I'm tired, I'm tired of looking for all the flaws and that Mr. guy that I've lived with for so long.
I'm tired of the endless non stop searches in the mirror for that totally feminine look. Its so mind numbing to wake up in the morning and look in the mirror and repeat, repeat and repeat throughout the day endlessly. I just need to not care anymore whether those little kids looking at me are seeing that male that was me at one time. I'm to the point of totally not caring anymore about what I look like , I need some peace. No way this train is stopping, but I need the piece of mind that not caring brings.
I'm in sort of the same place. I still do care. I still need to convince myself I'm really female, and the rest of the world too. I'm trying to make my peace with it. It's euphorically wonderful when I do see myself as female, so I'm telling myself that caring is worth it because those feelings.

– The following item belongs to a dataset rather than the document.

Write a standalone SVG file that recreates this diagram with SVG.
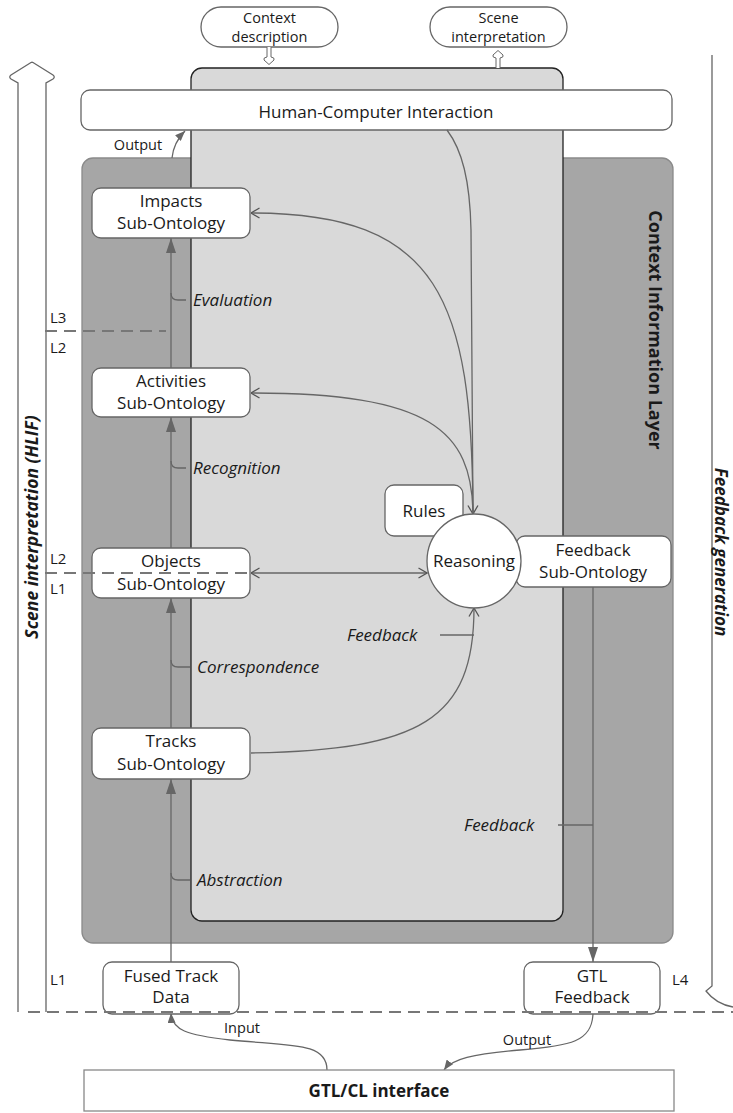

It's tough to explain how I stopped caring what others think. I suppose part of my strength comes from people who interact with on a daily basis (coworkers, friends, and family) either are accepting, tolerant, or don't care themselves. I used the "kill'em with kindness" strategy to get them on my side. Another part of my strength comes from emphasising my best feminine physical traits being my legs and lips. Hope I was helpful.

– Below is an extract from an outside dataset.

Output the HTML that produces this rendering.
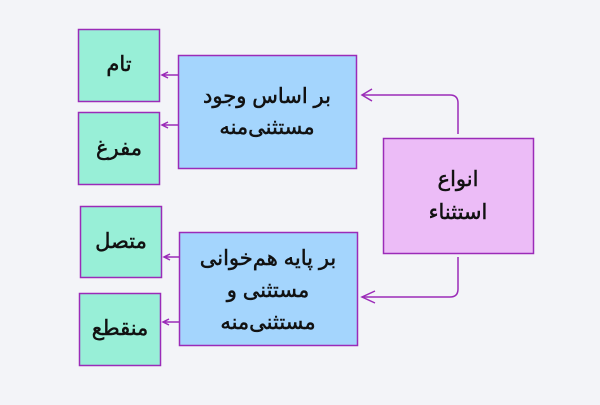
<!DOCTYPE html>
<html><head><meta charset="utf-8"><style>
body{margin:0;width:600px;height:400px;background:#f3f4f8;overflow:hidden;font-family:"Liberation Sans","DejaVu Sans",sans-serif}
</style></head><body>
<svg width="600" height="400" xmlns="http://www.w3.org/2000/svg">
<g stroke="#9b2bb8" stroke-width="1.5">
<rect x="78.5" y="29.5" width="81" height="72" fill="#98efd7"/>
<rect x="78.5" y="112.5" width="81" height="72" fill="#98efd7"/>
<rect x="80.5" y="206.5" width="81" height="71" fill="#98efd7"/>
<rect x="79.5" y="293.5" width="81" height="72" fill="#98efd7"/>
<rect x="178.5" y="55.5" width="178" height="113" fill="#a4d5fd"/>
<rect x="179.5" y="232.5" width="178" height="113" fill="#a4d5fd"/>
<rect x="383.5" y="138.5" width="150" height="115" fill="#ecbcf7"/>
</g>
<g stroke="#9b2bb8" stroke-width="1.5" fill="none">
<path d="M458 134 V103 Q458 95 450 95 H362"/>
<path d="M372 89 L362 95 L372 101"/>
<path d="M458 257 V289 Q458 297 450 297 H362"/>
<path d="M375 291 L362 297 L375 303"/>
<path d="M178 75 H162 M168 72 L162 75 L168 78"/>
<path d="M178 125 H162 M168 122 L162 125 L168 128"/>
<path d="M179 257 H164 M170 254 L164 257 L170 260"/>
<path d="M179 322 H163 M169 319 L163 322 L169 325"/>
</g>
<g font-family="'Liberation Sans','DejaVu Sans',sans-serif" font-size="21" fill="#111" stroke="#111" stroke-width="0.5" text-anchor="middle" direction="rtl">
<text x="119" y="71">تام</text>
<text x="119" y="155">مفرغ</text>
<text x="121" y="248">متصل</text>
<text x="120" y="335">منقطع</text>
<text x="267" y="103">بر اساس وجود</text>
<text x="267" y="134">مستثنی‌منه</text>
<text x="268" y="265">بر پایه هم‌خوانی</text>
<text x="268" y="297">مستثنی و</text>
<text x="268" y="329">مستثنی‌منه</text>
<text x="458" y="186">انواع</text>
<text x="458" y="219">استثناء</text>
</g>
</svg>
</body></html>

Have you ever seen the movie "meatballs" with Bill Murray? Summer camp-they are in a baseball game with the rich over indulged team from the camp across the lake. Murray's team is losing and he gives one of the best motivational speeches ever. Its' recurring theme is "it just doesn't matter." The point is to lighten up, there are really important things, not so important things, and things over which you have no control. For many things we perceive as important, the reality is that it just doesn't matter. The hard part is acceptance and letting go.